DIRECTIONS: Look at the data below and print exactly the lines from its first line through the line with "(dtext) at (d.center)"; the pictures stay out of the copy.

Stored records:

..............................

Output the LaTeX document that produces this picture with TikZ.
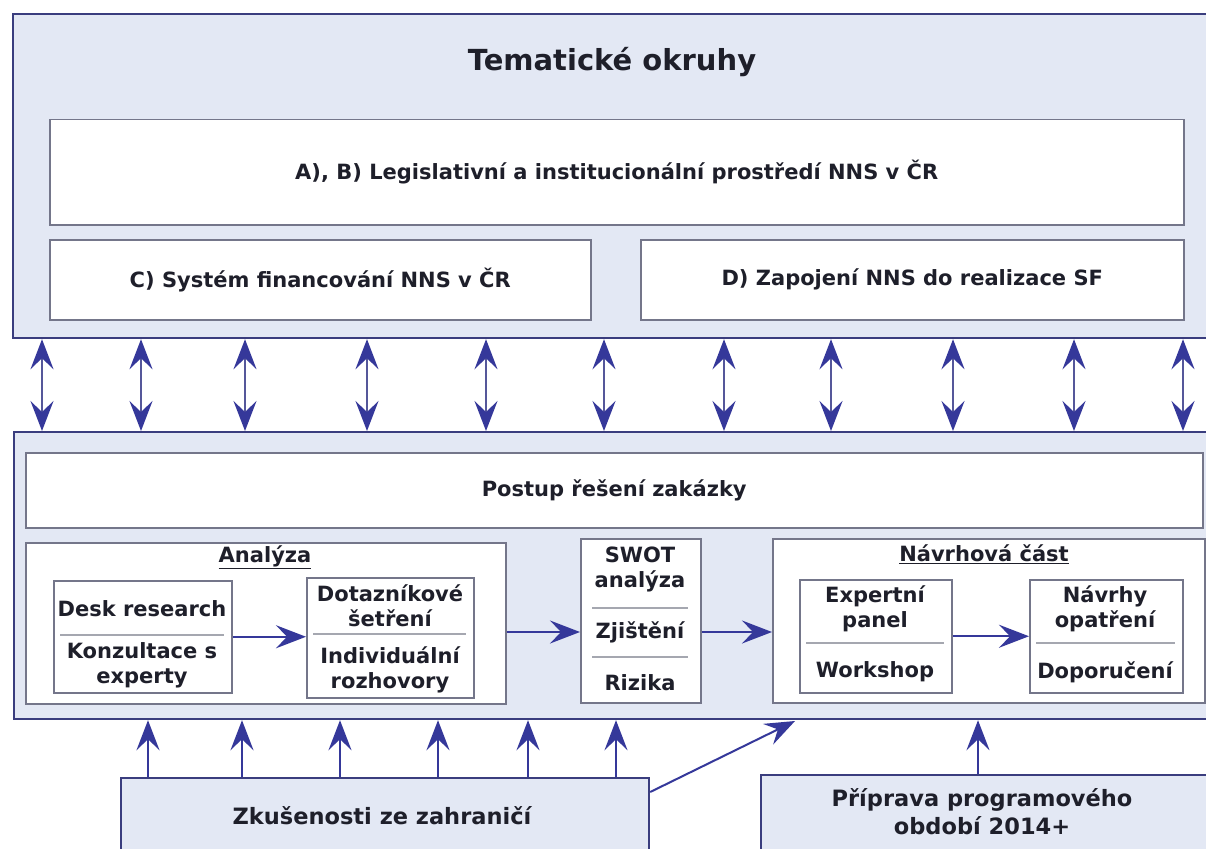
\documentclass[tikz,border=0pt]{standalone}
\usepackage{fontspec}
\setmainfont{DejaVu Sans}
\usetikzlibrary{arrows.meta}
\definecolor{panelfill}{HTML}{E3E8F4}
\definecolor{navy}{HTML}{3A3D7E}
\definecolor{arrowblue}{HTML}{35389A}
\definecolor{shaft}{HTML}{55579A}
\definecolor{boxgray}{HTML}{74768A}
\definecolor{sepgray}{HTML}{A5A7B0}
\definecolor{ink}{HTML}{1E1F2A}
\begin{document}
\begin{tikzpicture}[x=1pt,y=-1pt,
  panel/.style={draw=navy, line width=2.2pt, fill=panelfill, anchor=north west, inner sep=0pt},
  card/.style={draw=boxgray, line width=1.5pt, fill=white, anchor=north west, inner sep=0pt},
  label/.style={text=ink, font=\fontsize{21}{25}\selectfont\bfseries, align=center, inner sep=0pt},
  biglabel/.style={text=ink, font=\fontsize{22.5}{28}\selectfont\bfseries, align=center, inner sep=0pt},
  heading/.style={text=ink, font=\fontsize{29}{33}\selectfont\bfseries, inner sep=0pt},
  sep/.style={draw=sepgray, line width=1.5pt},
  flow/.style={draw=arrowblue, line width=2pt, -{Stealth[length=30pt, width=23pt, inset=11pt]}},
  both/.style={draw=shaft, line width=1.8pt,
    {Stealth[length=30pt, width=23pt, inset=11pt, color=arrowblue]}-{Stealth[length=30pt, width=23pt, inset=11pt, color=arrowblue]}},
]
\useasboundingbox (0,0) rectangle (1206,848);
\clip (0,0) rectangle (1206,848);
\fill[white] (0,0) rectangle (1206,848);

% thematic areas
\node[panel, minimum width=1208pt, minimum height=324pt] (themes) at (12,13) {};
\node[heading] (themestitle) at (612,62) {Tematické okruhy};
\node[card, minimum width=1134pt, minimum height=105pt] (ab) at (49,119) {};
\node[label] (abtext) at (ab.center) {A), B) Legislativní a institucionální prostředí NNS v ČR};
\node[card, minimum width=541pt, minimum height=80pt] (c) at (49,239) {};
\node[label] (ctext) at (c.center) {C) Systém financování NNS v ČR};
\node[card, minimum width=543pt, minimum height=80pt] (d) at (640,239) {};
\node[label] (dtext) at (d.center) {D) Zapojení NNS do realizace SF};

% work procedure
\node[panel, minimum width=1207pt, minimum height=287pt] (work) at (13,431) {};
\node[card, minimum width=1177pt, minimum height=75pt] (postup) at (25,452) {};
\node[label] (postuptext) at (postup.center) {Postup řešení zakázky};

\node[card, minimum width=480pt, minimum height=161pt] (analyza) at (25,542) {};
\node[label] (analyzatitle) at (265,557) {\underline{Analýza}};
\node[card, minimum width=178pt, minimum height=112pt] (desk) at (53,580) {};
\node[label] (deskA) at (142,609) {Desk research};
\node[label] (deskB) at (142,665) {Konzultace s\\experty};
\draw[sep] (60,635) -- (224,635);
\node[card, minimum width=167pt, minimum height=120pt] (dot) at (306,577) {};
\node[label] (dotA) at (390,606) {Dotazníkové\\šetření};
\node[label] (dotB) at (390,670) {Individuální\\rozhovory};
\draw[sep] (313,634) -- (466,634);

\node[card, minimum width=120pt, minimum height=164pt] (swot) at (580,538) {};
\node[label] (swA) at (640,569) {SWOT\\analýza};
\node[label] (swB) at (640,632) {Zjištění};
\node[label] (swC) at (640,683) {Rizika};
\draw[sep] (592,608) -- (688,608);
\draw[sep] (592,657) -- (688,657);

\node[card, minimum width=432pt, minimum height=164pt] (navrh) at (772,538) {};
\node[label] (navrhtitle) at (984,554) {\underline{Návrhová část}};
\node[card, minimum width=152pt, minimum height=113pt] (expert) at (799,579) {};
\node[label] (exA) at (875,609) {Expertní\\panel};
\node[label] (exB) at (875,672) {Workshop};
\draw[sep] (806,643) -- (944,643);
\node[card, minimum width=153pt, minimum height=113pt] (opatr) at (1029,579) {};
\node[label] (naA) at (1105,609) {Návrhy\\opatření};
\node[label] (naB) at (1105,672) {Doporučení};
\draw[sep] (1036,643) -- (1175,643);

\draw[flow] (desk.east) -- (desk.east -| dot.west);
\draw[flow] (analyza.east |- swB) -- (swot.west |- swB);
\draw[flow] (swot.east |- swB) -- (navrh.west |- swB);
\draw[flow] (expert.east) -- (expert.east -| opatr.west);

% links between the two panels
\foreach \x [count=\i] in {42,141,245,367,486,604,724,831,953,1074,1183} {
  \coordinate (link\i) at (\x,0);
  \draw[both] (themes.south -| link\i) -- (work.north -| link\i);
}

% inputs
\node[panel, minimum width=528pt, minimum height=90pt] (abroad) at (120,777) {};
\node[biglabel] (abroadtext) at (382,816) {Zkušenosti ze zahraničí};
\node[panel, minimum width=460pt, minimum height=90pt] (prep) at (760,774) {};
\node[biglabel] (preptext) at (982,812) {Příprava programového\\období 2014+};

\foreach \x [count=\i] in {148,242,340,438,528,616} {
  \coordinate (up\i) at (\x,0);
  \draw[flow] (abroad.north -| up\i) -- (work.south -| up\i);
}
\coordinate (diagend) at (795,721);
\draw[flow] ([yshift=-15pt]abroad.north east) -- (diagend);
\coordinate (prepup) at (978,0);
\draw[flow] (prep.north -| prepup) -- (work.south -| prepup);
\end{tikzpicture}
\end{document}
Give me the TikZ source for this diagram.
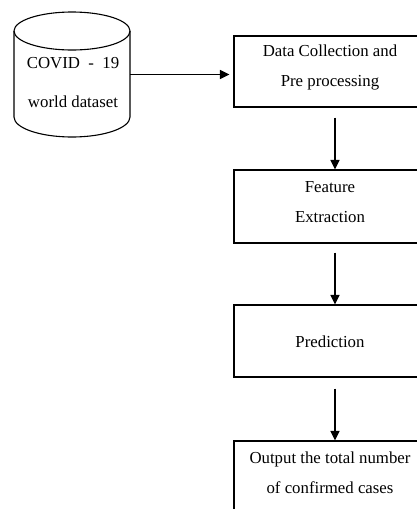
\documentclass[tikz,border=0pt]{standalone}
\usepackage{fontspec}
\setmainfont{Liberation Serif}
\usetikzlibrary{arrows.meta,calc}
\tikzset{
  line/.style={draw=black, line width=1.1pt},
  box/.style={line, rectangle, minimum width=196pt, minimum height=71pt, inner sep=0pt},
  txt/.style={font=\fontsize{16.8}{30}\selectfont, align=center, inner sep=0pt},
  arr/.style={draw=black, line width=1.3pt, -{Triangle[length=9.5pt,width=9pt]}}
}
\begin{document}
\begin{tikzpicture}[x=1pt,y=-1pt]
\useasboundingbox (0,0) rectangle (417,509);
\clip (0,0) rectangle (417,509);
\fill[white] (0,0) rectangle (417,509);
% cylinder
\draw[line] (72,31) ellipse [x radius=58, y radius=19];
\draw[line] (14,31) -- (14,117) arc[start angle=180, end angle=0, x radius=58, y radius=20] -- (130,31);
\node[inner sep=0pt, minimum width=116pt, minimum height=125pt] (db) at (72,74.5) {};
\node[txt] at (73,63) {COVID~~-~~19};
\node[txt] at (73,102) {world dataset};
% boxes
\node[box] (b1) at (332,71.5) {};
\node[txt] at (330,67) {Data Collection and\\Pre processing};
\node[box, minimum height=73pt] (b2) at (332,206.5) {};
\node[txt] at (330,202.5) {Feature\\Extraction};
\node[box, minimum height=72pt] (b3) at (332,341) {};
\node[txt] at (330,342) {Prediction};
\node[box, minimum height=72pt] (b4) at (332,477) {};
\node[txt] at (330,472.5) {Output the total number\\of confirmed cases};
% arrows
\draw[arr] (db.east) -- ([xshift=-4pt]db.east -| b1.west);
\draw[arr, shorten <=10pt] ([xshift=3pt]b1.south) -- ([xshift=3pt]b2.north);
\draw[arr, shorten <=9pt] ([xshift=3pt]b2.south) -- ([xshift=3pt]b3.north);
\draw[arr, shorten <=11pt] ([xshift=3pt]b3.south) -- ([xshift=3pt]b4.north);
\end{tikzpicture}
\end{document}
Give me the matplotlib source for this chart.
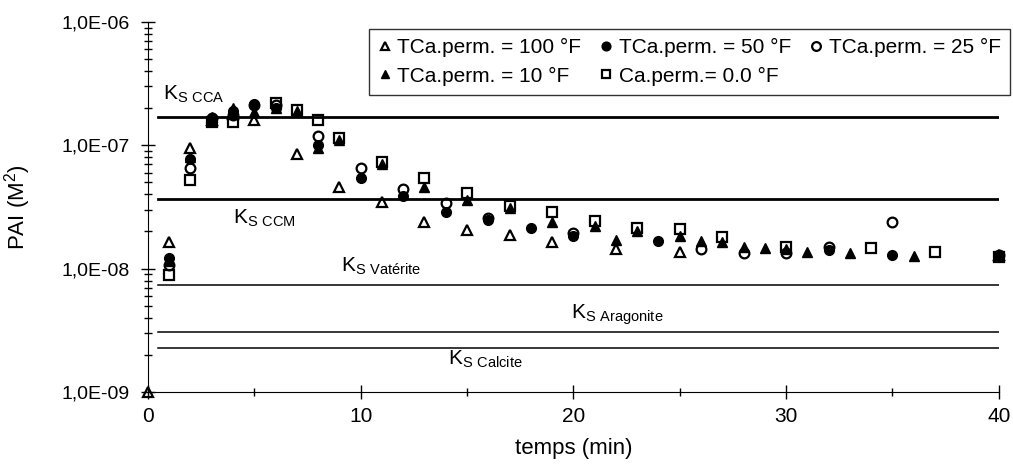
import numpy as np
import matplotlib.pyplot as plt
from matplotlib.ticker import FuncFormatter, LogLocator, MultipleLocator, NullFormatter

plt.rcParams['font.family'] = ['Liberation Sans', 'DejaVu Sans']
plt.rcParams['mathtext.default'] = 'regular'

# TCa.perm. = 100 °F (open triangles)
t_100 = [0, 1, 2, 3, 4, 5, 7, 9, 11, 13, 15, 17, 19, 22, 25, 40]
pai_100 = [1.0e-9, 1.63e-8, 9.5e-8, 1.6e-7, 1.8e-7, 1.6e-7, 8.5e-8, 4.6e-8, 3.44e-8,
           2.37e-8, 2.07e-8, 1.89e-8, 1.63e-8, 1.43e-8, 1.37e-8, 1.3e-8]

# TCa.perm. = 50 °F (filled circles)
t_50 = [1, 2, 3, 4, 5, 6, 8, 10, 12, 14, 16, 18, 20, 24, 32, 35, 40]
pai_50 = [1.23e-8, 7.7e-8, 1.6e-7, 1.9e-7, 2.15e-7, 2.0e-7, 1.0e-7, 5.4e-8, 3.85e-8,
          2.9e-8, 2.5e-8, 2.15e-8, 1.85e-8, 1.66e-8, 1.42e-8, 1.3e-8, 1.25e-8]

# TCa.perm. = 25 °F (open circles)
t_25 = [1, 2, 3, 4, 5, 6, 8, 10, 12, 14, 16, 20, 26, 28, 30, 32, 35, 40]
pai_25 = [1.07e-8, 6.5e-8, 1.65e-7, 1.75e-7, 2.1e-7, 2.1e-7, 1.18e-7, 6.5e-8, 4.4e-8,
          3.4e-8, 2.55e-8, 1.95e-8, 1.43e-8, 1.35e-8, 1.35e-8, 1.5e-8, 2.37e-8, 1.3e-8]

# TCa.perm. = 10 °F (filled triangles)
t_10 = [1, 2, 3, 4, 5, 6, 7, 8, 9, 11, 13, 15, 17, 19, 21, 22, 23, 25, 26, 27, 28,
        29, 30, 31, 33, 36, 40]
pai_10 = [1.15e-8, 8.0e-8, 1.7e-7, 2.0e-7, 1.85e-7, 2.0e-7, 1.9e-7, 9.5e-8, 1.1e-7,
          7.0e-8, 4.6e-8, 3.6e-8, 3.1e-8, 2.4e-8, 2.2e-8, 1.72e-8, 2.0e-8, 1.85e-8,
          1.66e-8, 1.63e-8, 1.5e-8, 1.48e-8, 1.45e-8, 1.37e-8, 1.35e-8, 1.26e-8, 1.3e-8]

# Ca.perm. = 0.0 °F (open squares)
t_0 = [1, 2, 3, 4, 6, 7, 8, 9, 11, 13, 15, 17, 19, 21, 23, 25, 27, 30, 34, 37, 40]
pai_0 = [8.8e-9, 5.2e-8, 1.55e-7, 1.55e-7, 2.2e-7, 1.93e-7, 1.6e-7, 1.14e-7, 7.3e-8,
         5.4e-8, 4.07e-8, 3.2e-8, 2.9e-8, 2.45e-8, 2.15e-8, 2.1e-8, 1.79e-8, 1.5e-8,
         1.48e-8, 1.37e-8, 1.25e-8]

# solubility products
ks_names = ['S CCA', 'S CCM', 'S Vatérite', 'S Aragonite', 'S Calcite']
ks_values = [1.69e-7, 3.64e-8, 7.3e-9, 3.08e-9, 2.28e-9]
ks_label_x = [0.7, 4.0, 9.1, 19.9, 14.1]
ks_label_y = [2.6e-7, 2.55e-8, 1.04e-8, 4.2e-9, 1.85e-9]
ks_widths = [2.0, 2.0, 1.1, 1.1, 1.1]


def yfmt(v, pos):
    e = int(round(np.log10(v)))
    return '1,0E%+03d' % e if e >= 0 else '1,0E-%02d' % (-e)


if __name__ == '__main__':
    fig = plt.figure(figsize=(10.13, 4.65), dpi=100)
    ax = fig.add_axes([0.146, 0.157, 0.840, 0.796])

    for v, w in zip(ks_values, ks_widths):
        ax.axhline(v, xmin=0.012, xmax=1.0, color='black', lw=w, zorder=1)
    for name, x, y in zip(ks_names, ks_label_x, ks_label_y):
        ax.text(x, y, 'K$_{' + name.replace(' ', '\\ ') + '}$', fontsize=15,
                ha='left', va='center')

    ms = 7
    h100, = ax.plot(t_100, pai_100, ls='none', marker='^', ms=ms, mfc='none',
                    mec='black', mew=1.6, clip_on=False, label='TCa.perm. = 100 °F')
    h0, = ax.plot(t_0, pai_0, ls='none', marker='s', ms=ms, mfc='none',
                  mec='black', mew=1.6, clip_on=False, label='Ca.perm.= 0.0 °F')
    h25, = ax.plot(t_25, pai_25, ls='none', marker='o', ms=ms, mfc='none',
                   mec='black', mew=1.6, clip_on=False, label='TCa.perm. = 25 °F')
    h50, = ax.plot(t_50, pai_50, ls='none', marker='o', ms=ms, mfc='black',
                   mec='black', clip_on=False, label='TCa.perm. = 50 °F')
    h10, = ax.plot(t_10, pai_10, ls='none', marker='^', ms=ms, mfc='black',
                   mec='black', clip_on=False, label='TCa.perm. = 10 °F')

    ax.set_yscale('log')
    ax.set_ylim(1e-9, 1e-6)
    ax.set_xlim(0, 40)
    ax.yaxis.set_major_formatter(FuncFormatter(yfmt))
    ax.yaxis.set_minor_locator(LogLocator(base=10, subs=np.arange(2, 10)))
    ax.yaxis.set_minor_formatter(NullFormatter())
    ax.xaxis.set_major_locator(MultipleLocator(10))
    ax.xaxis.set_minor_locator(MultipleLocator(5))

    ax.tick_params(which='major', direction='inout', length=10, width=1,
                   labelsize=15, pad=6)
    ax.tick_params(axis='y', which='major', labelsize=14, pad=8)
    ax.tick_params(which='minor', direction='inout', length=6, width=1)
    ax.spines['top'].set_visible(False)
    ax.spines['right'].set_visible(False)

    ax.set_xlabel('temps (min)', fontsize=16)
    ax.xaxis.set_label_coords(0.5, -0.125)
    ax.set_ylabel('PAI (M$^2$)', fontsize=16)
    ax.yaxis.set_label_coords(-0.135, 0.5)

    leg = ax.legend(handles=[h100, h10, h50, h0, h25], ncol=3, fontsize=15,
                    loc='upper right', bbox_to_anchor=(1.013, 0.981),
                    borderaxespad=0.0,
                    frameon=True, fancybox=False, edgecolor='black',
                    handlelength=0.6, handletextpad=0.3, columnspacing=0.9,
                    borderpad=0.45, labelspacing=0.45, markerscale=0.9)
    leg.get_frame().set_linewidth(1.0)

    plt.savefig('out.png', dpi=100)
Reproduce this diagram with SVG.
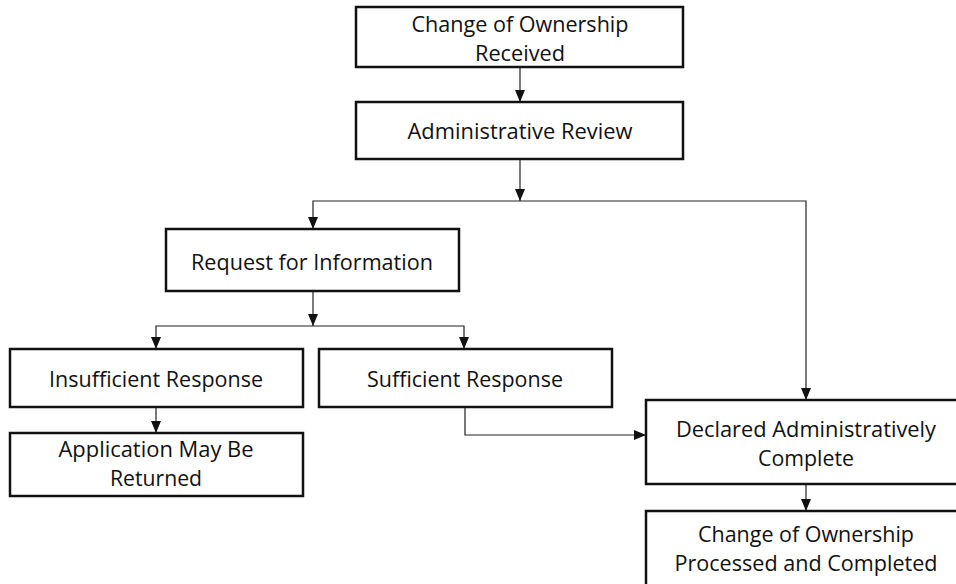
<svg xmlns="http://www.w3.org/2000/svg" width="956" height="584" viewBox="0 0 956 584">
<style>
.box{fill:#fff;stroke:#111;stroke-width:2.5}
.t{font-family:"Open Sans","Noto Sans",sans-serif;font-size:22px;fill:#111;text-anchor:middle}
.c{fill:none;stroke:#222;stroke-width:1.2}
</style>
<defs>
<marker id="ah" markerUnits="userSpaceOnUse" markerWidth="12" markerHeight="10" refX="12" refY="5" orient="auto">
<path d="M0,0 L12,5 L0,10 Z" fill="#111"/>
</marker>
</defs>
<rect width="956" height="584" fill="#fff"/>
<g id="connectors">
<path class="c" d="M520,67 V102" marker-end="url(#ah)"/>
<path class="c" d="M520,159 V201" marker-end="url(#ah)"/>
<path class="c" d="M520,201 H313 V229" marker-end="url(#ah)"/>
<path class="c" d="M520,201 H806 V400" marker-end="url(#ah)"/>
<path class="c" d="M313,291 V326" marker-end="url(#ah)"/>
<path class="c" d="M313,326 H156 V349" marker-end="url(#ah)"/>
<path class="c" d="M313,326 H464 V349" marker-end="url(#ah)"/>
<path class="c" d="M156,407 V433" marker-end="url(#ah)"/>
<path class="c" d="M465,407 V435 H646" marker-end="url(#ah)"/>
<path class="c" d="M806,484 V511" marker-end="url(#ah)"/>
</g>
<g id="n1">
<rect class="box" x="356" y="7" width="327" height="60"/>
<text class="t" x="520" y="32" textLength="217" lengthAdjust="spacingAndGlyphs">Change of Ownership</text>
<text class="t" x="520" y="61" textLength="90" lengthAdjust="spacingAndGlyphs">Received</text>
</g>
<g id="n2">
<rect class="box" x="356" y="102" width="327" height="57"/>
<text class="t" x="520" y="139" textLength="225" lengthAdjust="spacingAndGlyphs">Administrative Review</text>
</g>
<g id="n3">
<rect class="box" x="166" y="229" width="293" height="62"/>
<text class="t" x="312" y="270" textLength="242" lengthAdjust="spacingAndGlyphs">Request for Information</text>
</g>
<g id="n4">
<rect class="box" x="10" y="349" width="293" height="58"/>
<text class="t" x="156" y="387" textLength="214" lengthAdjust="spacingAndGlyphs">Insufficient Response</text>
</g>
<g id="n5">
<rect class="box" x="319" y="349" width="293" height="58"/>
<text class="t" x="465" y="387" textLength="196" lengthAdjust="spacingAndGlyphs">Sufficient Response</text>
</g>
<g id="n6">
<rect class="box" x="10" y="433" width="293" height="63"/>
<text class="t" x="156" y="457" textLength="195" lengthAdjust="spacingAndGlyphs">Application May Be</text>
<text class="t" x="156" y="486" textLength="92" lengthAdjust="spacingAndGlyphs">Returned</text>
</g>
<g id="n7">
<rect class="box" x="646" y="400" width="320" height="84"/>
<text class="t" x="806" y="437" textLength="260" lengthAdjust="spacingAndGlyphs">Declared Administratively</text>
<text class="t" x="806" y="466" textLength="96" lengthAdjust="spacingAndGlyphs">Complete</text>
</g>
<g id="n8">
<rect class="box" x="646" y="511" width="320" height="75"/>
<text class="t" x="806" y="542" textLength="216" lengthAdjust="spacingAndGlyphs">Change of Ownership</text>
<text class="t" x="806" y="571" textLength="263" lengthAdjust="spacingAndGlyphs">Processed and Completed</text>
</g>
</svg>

..............................

EXERCISE SOLUTION:
Output the LaTeX document that produces this picture with TikZ.
\documentclass[tikz,border=0pt]{standalone}
\usepackage{fontspec}
\setmainfont{DejaVu Sans}
\usetikzlibrary{arrows.meta}
\definecolor{panelfill}{HTML}{E3E8F4}
\definecolor{navy}{HTML}{3A3D7E}
\definecolor{arrowblue}{HTML}{35389A}
\definecolor{shaft}{HTML}{55579A}
\definecolor{boxgray}{HTML}{74768A}
\definecolor{sepgray}{HTML}{A5A7B0}
\definecolor{ink}{HTML}{1E1F2A}
\begin{document}
\begin{tikzpicture}[x=1pt,y=-1pt,
  panel/.style={draw=navy, line width=2.2pt, fill=panelfill, anchor=north west, inner sep=0pt},
  card/.style={draw=boxgray, line width=1.5pt, fill=white, anchor=north west, inner sep=0pt},
  label/.style={text=ink, font=\fontsize{21}{25}\selectfont\bfseries, align=center, inner sep=0pt},
  biglabel/.style={text=ink, font=\fontsize{22.5}{28}\selectfont\bfseries, align=center, inner sep=0pt},
  heading/.style={text=ink, font=\fontsize{29}{33}\selectfont\bfseries, inner sep=0pt},
  sep/.style={draw=sepgray, line width=1.5pt},
  flow/.style={draw=arrowblue, line width=2pt, -{Stealth[length=30pt, width=23pt, inset=11pt]}},
  both/.style={draw=shaft, line width=1.8pt,
    {Stealth[length=30pt, width=23pt, inset=11pt, color=arrowblue]}-{Stealth[length=30pt, width=23pt, inset=11pt, color=arrowblue]}},
]
\useasboundingbox (0,0) rectangle (1206,848);
\clip (0,0) rectangle (1206,848);
\fill[white] (0,0) rectangle (1206,848);

% thematic areas
\node[panel, minimum width=1208pt, minimum height=324pt] (themes) at (12,13) {};
\node[heading] (themestitle) at (612,62) {Tematické okruhy};
\node[card, minimum width=1134pt, minimum height=105pt] (ab) at (49,119) {};
\node[label] (abtext) at (ab.center) {A), B) Legislativní a institucionální prostředí NNS v ČR};
\node[card, minimum width=541pt, minimum height=80pt] (c) at (49,239) {};
\node[label] (ctext) at (c.center) {C) Systém financování NNS v ČR};
\node[card, minimum width=543pt, minimum height=80pt] (d) at (640,239) {};
\node[label] (dtext) at (d.center) {D) Zapojení NNS do realizace SF};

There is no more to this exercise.